The quotation "Society everywhere is in conspiracy against the manhood of every one of its members" is a strong statement. The way Emerson describes society here makes it into an antagonist that is actively working against individuals. Society "conspires" to get individuals to conform to its expectations. When he says "manhood," Emerson seems to mean individuality, but the connotation is also that society emasculates individuals when it asks them to conform. This implies that individuals are weaker when they aspire to be liked or approved of by others; they are stronger when they behave according to their instincts. In a similar quote, Emerson claims, "For nonconformity the world whips you with its displeasure." The verb "whips" connotes the violent reaction of society against nonconformists and indicates that those who dare to be themselves risk punishment from the community.
Elsewhere in "Self-Reliance," Emerson furthers the idea by saying that the individual not only should not concern himself with loyalty to social norms, but he also has no obligation to conform to any idea of consistency in his own being. In a famous passage, Emerson asks, "Do I contradict myself? Very well, then I contradict myself. I am large, I contain multitudes." He indicates here that to be an individual is to be complex. There is no need to be "consistent" to some false idea of who one is, just as it is foolish and unnecessary to mold oneself to a social ideal.

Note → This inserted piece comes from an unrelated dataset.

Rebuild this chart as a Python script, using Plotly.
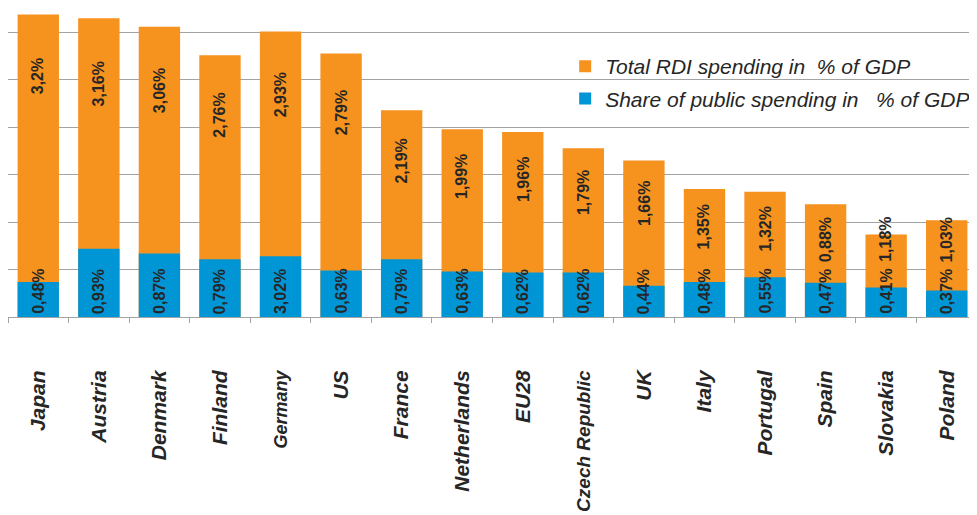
import plotly.graph_objects as go

countries = ["Japan", "Austria", "Denmark", "Finland", "Germany", "US", "France",
             "Netherlands", "EU28", "Czech Republic", "UK", "Italy", "Portugal",
             "Spain", "Slovakia", "Poland"]
tick_labels = ["Japan", "Austria", "Denmark", "Finland",
               "<span style='font-size:18px'>Germany</span>", "US", "France",
               "Netherlands", "EU28", "<span style='font-size:19px'>Czech Republic</span>",
               "UK", "Italy", "Portugal", "Spain", "Slovakia", "Poland"]

# bar heights as drawn (% of GDP)
total_rdi = [3.19, 3.15, 3.06, 2.76, 3.01, 2.78, 2.18, 1.98, 1.95, 1.78, 1.65,
             1.35, 1.32, 1.19, 0.87, 1.02]
public_share = [0.37, 0.72, 0.67, 0.61, 0.64, 0.49, 0.61, 0.48, 0.47, 0.47, 0.33,
                0.37, 0.42, 0.36, 0.31, 0.28]

# value labels as printed on the chart
total_labels = ["3,2%", "3,16%", "3,06%", "2,76%", "2,93%", "2,79%", "2,19%", "1,99%",
                "1,96%", "1,79%", "1,66%", "1,35%", "1,32%", "0,88%", "1,18%", "1,03%"]
public_labels = ["0,48%", "0,93%", "0,87%", "0,79%", "3,02%", "0,63%", "0,79%", "0,63%",
                 "0,62%", "0,62%", "0,44%", "0,48%", "0,55%", "0,47%", "0,41%", "0,37%"]

ORANGE = "#F6921E"
BLUE = "#0096D6"
TEXT = "#262626"
GRID = "#a3a3a3"
FONT = "Liberation Sans, Arial, sans-serif"

fig = go.Figure()
fig.add_trace(go.Bar(x=countries, y=total_rdi, name="Total RDI spending in\u00a0 % of GDP",
                     marker=dict(color=ORANGE, line=dict(width=0)), legendgroup="a"))
fig.add_trace(go.Bar(x=countries, y=public_share,
                     name="Share of public spending in\u00a0\u00a0 % of GDP",
                     marker=dict(color=BLUE, line=dict(width=0)), legendgroup="b"))

label_font = dict(family=FONT, size=16, color=TEXT, weight="bold")
for c, t, tl, pl in zip(countries, total_rdi, total_labels, public_labels):
    fig.add_annotation(x=c, y=max(0.84 * t, 1.0), text=tl, textangle=-90,
                       yanchor="top", xanchor="center", yshift=7, showarrow=False,
                       font=label_font)
    fig.add_annotation(x=c, y=0, text=pl, textangle=-90, yanchor="bottom",
                       xanchor="center", yshift=1, showarrow=False, font=label_font)

# the page body adds an 8px offset; the figure is sized to fill the rest of the window
fig.update_layout(
    width=969, height=507,
    margin=dict(l=0, r=0, t=0, b=198),
    paper_bgcolor="white", plot_bgcolor="white",
    barmode="overlay", bargap=0.317,
    font=dict(family=FONT, color=TEXT),
    showlegend=True,
    legend=dict(x=0.575, y=0.877, xanchor="left", yanchor="top",
                bgcolor="rgba(0,0,0,0)", traceorder="grouped", tracegroupgap=2,
                font=dict(family=FONT, size=21, color=TEXT, style="italic")),
    xaxis=dict(type="category", tickmode="array", tickvals=countries, ticktext=tick_labels,
               tickangle=-90, showgrid=False, showline=True, linecolor=GRID, linewidth=1,
               ticks="outside", tickson="boundaries", ticklen=5, tickcolor=GRID,
               ticklabelstandoff=44, automargin=False,
               tickfont=dict(family=FONT, size=21, color=TEXT, weight="bold", style="italic"),
               range=[-0.5, 15.5]),
    yaxis=dict(range=[0, 3.259], dtick=0.5, showgrid=True, gridcolor=GRID, gridwidth=1,
               showticklabels=False, zeroline=False, showline=False, ticks="",
               automargin=False),
)

fig.write_html("out.html")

For Transcendentalists such as Ralph Waldo Emerson, individualism is paramount. Railing against imitation, Emerson encourages people to become self-reliant and listen to their inner thoughts. They must avoid "the opium of custom" and behave according to their own thoughts because "society everywhere is in conspiracy against the manhood of everyone of its members." In other words, people must not be lulled into following customs and letting others think for them or make rules for them. Society, Emerson says, is a "joint-stock company" that agrees upon ideas for one goal. However, in so doing, individuals surrender their individual liberties. And, once these liberties are surrendered, it is very difficult to gain them again because people will still want to control someone over whom they have already control. And, for Emerson, the most important thing is the "integrity of one's mind."

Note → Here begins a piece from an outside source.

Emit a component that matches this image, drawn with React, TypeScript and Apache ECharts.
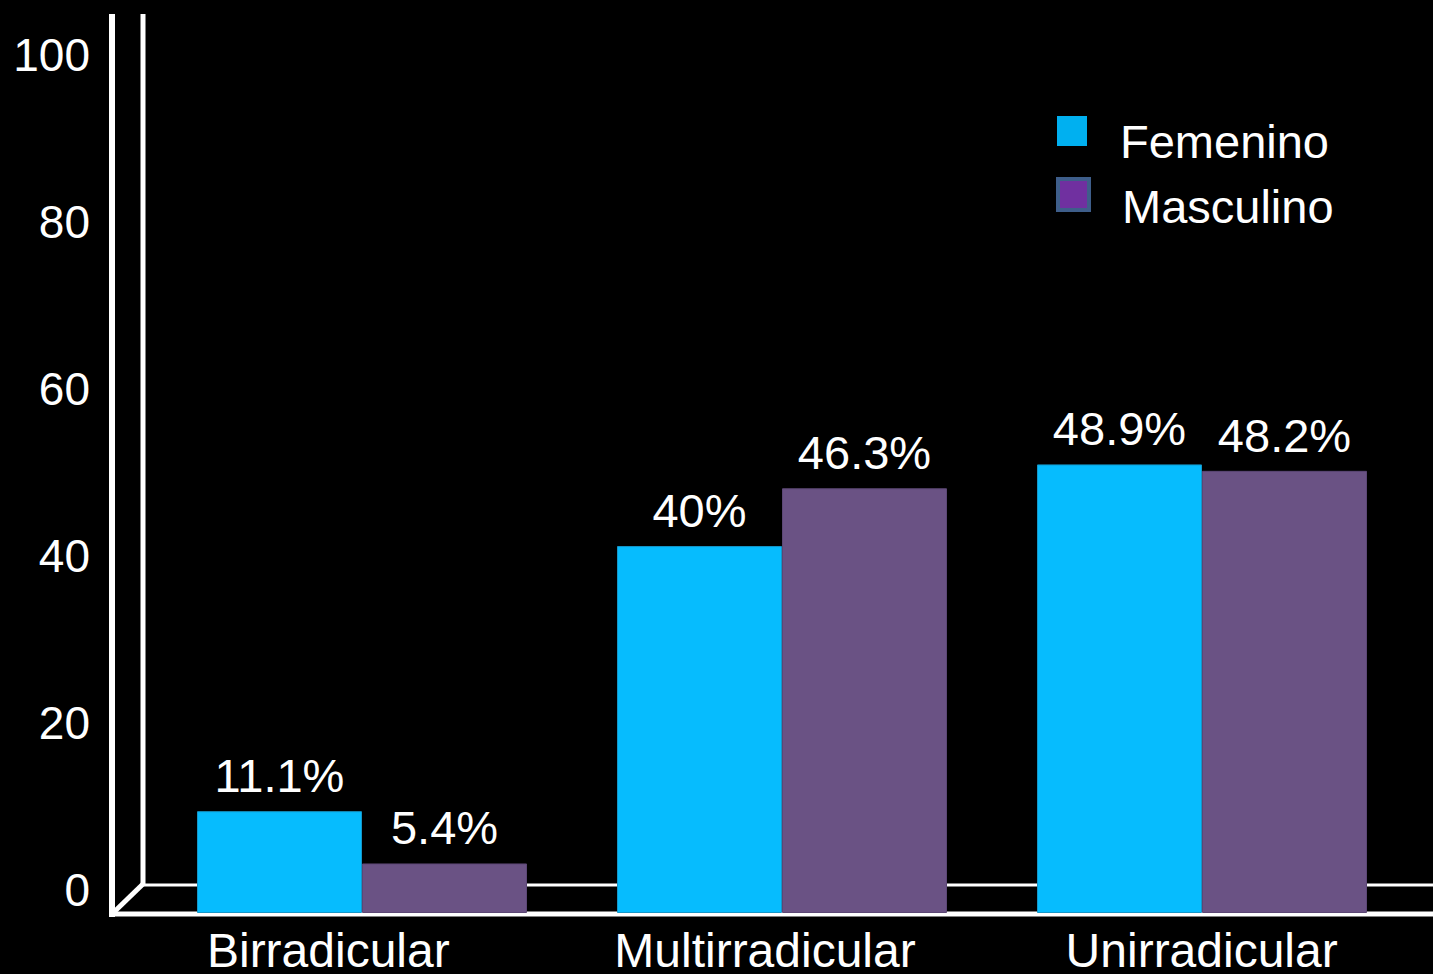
import React, { useEffect, useRef } from "react";
import * as echarts from "echarts";

const categories = ["Birradicular", "Multirradicular", "Unirradicular"];
const femenino = [11.1, 40, 48.9];
const masculino = [5.4, 46.3, 48.2];
const yTicks = { min: 0, max: 100, interval: 20 };

const FONT = "'Liberation Sans', Arial, Helvetica, sans-serif";

export default function App() {
  const ref = useRef<HTMLDivElement>(null);
  useEffect(() => {
    if (!ref.current) return;
    const chart = echarts.init(ref.current, undefined, { renderer: "svg" });
    const W = 1433;
    const H = 974;
    const labelStyle = {
      show: true,
      position: "top",
      distance: 12,
      color: "#ffffff",
      fontSize: 47,
      fontFamily: FONT,
      formatter: "{c}%",
    };
    chart.setOption({
      animation: false,
      backgroundColor: "#000000",
      textStyle: { fontFamily: FONT },
      grid: [
        { left: 152, right: 21, top: 14, bottom: H - 913 },
        { left: 110, right: 13, top: 55, bottom: H - 896 },
      ],
      xAxis: [
        { type: "category", gridIndex: 0, data: categories, show: false },
        {
          type: "category",
          gridIndex: 1,
          data: categories,
          axisLine: { show: false },
          axisTick: { show: false },
          axisLabel: { color: "#ffffff", fontSize: 48, margin: 36, fontFamily: FONT },
        },
      ],
      yAxis: [
        { type: "value", gridIndex: 0, min: 0, max: 98, show: false },
        {
          type: "value",
          gridIndex: 1,
          min: yTicks.min,
          max: yTicks.max,
          interval: yTicks.interval,
          axisLine: { show: false },
          axisTick: { show: false },
          splitLine: { show: false },
          axisLabel: { color: "#ffffff", fontSize: 46, margin: 20, fontFamily: FONT },
        },
      ],
      legend: [
        {
          left: 1057,
          top: 116,
          padding: 0,
          selectedMode: false,
          itemWidth: 30,
          itemHeight: 50,
          textStyle: { color: "#ffffff", fontSize: 47, fontFamily: FONT, padding: [0, 0, 0, 28] },
          data: [
            {
              name: "Femenino",
              icon: "path://M0,0L30,0L30,30L0,30ZM0,50",
              itemStyle: { color: "#00B0F0", borderWidth: 0 },
            },
          ],
        },
        {
          left: 1056,
          top: 177,
          padding: 0,
          selectedMode: false,
          itemWidth: 31,
          itemHeight: 54,
          textStyle: { color: "#ffffff", fontSize: 47, fontFamily: FONT, padding: [0, 0, 0, 28] },
          data: [
            {
              name: "Masculino",
              icon: "path://M0,0L31,0L31,31L0,31ZM0,54",
              itemStyle: { color: "#7030A0", borderColor: "#3E5E8A", borderWidth: 4 },
            },
          ],
        },
      ],
      graphic: [
        { type: "line", z: 0, shape: { x1: 112, y1: 14, x2: 112, y2: 917 }, style: { stroke: "#ffffff", lineWidth: 6 } },
        { type: "line", z: 0, shape: { x1: 143, y1: 14, x2: 143, y2: 886 }, style: { stroke: "#ffffff", lineWidth: 5 } },
        { type: "line", z: 0, shape: { x1: 143, y1: 885, x2: W, y2: 885 }, style: { stroke: "#ffffff", lineWidth: 3 } },
        { type: "line", z: 0, shape: { x1: 143, y1: 884, x2: 113, y2: 913 }, style: { stroke: "#ffffff", lineWidth: 5 } },
        { type: "line", z: 0, shape: { x1: 109, y1: 914, x2: W, y2: 914 }, style: { stroke: "#ffffff", lineWidth: 5 } },
      ],
      series: [
        {
          name: "Femenino",
          type: "bar",
          xAxisIndex: 0,
          yAxisIndex: 0,
          data: femenino,
          barWidth: 165,
          barGap: "0%",
          itemStyle: { color: "#06BCFE", borderColor: "#1596C8", borderWidth: 1 },
          label: labelStyle,
          z: 3,
        },
        {
          name: "Masculino",
          type: "bar",
          xAxisIndex: 0,
          yAxisIndex: 0,
          data: masculino,
          barWidth: 165,
          barGap: "0%",
          itemStyle: { color: "#6A5284", borderColor: "#5C4775", borderWidth: 1 },
          label: labelStyle,
          z: 3,
        },
      ],
    });
    return () => chart.dispose();
  }, []);
  return (
    <div
      ref={ref}
      style={{ position: "fixed", left: 0, top: 0, width: 1433, height: 974, background: "#000" }}
    />
  );
}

Always, then, an individual must be one's own person, thinking one's own thoughts and possessing one's own principles. Perhaps, one will be misunderstood, but men such as Luther, Copernicus, and Galileo have been misunderstood, as well, observes Emerson. For, "to be great is to be understood," Emerson adds.
Ralph Waldo Emerson was perhaps the foremost of the American Transcendentalists and it is the philosophy of the Transcendentalist movement that is reflected in the passage you quote.

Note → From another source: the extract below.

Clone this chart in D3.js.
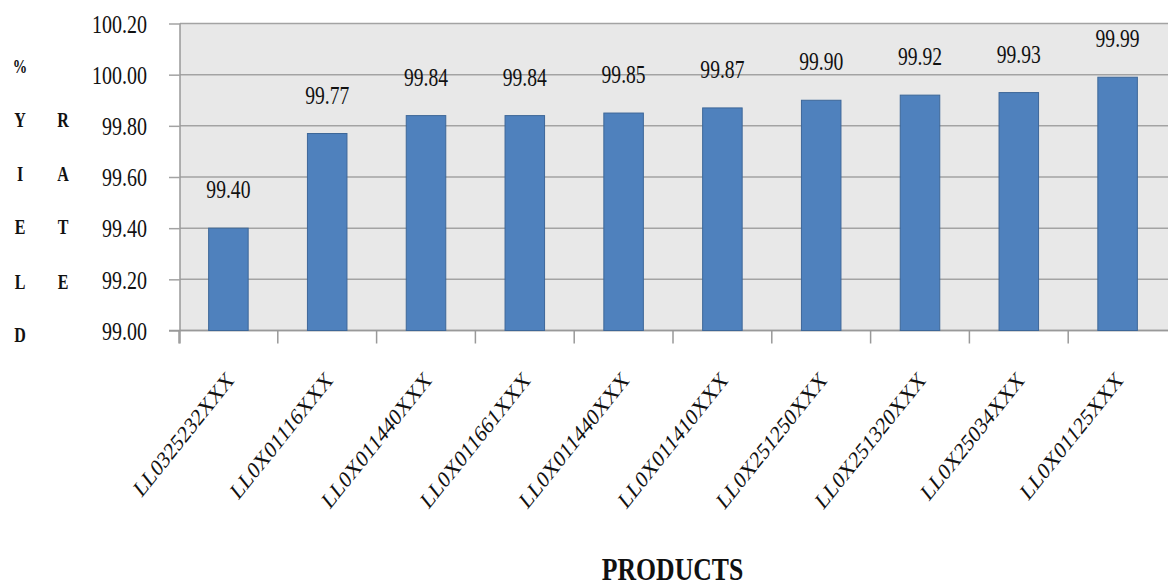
<!DOCTYPE html>
<html>
<head>
<meta charset="utf-8">
<script src="https://cdn.jsdelivr.net/npm/d3@7"></script>
<style>
  html, body { margin: 0; padding: 0; background: #ffffff; }
  svg { display: block; }
  text { font-family: "Liberation Serif", "Times New Roman", serif; fill: #111; }
</style>
</head>
<body>
<svg id="chart" width="1168" height="587"></svg>
<script>
// Product codes along the category axis
const products = [
  "LL0325232XXX", "LL0X01116XXX", "LL0X011440XXX", "LL0X011661XXX", "LL0X011440XXX",
  "LL0X011410XXX", "LL0X251250XXX", "LL0X251320XXX", "LL0X25034XXX", "LL0X01125XXX"
];
// Yield rate (%) per product
const yieldRate = [99.40, 99.77, 99.84, 99.84, 99.85, 99.87, 99.90, 99.92, 99.93, 99.99];
// Value axis ticks
const yTicks = [99.00, 99.20, 99.40, 99.60, 99.80, 100.00, 100.20];
// Vertical axis title, two columns of stacked letters
const titleCol1 = ["%", "Y", "I", "E", "L", "D"];
const titleCol2 = ["R", "A", "T", "E"];
const xTitle = "PRODUCTS";

const svg = d3.select("#chart");
const W = 1168;
const plot = { left: 180, right: 1167, top: 23.5, bottom: 330.5 };
const SX = 0.8; // horizontal narrowing of all text

const keys = products.map((p, i) => i);
const x = d3.scaleBand()
  .domain(keys)
  .range([plot.left - 1, plot.right])
  .paddingInner(0.6)
  .paddingOuter(0.3);

const y = d3.scaleLinear()
  .domain([99.0, 100.2])
  .range([plot.bottom, plot.top]);

// plot background
svg.append("rect")
  .attr("x", plot.left).attr("y", plot.top)
  .attr("width", W - plot.left).attr("height", plot.bottom - plot.top)
  .attr("fill", "#e8e8e8");

// horizontal gridlines
svg.append("g")
  .selectAll("line")
  .data(yTicks)
  .join("line")
  .attr("x1", plot.left).attr("x2", W)
  .attr("y1", d => y(d)).attr("y2", d => y(d))
  .attr("stroke", "#a3a3a3").attr("stroke-width", 1.5);

// value axis
const yAxis = svg.append("g")
  .attr("transform", `translate(${plot.left},0)`)
  .call(d3.axisLeft(y).tickValues(yTicks).tickSize(11).tickFormat(d => d.toFixed(2)));
yAxis.select(".domain").attr("stroke", "#999").attr("stroke-width", 1.5)
  .attr("d", `M0,${plot.top}V${plot.bottom + 13}`);
yAxis.selectAll(".tick line").attr("stroke", "#a3a3a3").attr("stroke-width", 1.5);
yAxis.selectAll(".tick text")
  .attr("x", 0)
  .attr("dy", "0.35em")
  .attr("transform", `translate(-33,0) scale(${SX},1)`)
  .style("font-size", "25px")
  .style("font-family", "'Liberation Serif', 'Times New Roman', serif")
  .attr("fill", "#111");

// category axis baseline and boundary ticks
const step = x.step();
const boundaries = d3.range(products.length).map(i => x(keys[i]) - step * x.paddingOuter());
svg.append("line")
  .attr("x1", plot.left - 11).attr("x2", W)
  .attr("y1", plot.bottom).attr("y2", plot.bottom)
  .attr("stroke", "#999").attr("stroke-width", 1.5);
svg.append("g")
  .selectAll("line")
  .data(boundaries)
  .join("line")
  .attr("x1", d => d).attr("x2", d => d)
  .attr("y1", plot.bottom).attr("y2", plot.bottom + 13)
  .attr("stroke", "#999").attr("stroke-width", 1.5);

// bars
svg.append("g")
  .selectAll("rect")
  .data(yieldRate)
  .join("rect")
  .attr("x", (d, i) => x(keys[i]))
  .attr("y", d => y(d))
  .attr("width", x.bandwidth())
  .attr("height", d => y(99.0) - y(d))
  .attr("fill", "#4f81bd")
  .attr("stroke", "#3d6798")
  .attr("stroke-width", 1);

// value labels
svg.append("g")
  .selectAll("text")
  .data(yieldRate)
  .join("text")
  .attr("transform", (d, i) =>
    `translate(${x(keys[i]) + x.bandwidth() / 2},${y(d) - 30}) scale(${SX},1)`)
  .attr("text-anchor", "middle")
  .style("font-size", "24.5px")
  .text(d => d.toFixed(2));

// slanted category labels
svg.append("g")
  .selectAll("text")
  .data(products)
  .join("text")
  .attr("transform", (d, i) =>
    `translate(${x(keys[i]) + x.bandwidth() / 2 + 6.5},${plot.bottom + 51}) scale(${SX},1) rotate(-45)`)
  .attr("text-anchor", "end")
  .style("font-size", "24px")
  .text(d => d);

// vertical axis title letters
const rowY = [67, 120, 174, 227, 282, 335];
svg.append("g")
  .selectAll("text")
  .data(titleCol1)
  .join("text")
  .attr("transform", (d, i) => `translate(20,${rowY[i]}) scale(${SX},1)`)
  .attr("text-anchor", "middle")
  .attr("dy", "0.33em")
  .style("font-size", d => d === "%" ? "18px" : "20px").style("font-weight", "bold")
  .text(d => d);
svg.append("g")
  .selectAll("text")
  .data(titleCol2)
  .join("text")
  .attr("transform", (d, i) => `translate(63,${rowY[i + 1]}) scale(${SX},1)`)
  .attr("text-anchor", "middle")
  .attr("dy", "0.33em")
  .style("font-size", "20px").style("font-weight", "bold")
  .text(d => d);

// category axis title
svg.append("text")
  .attr("transform", `translate(672.5,580) scale(0.83,1)`)
  .attr("text-anchor", "middle")
  .style("font-size", "31px").style("font-weight", "bold")
  .attr("fill", "#222")
  .text(xTitle);
</script>
</body>
</html>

To the Transcendentalists, "manhood" (in today's language, we should probably see "being fully human," perhaps) is evidenced by doing your own thing, following the dictates of your own conscience.
By contrast, Emerson argues, society conspires to rob us of our "manhood" by making us conformists. In the very next paragraph after the one you quote, Emerson writes the famous line "whoso would be a man must be a nonconformist." To him, society tries to prevent us from being "men" by forcing us to conform.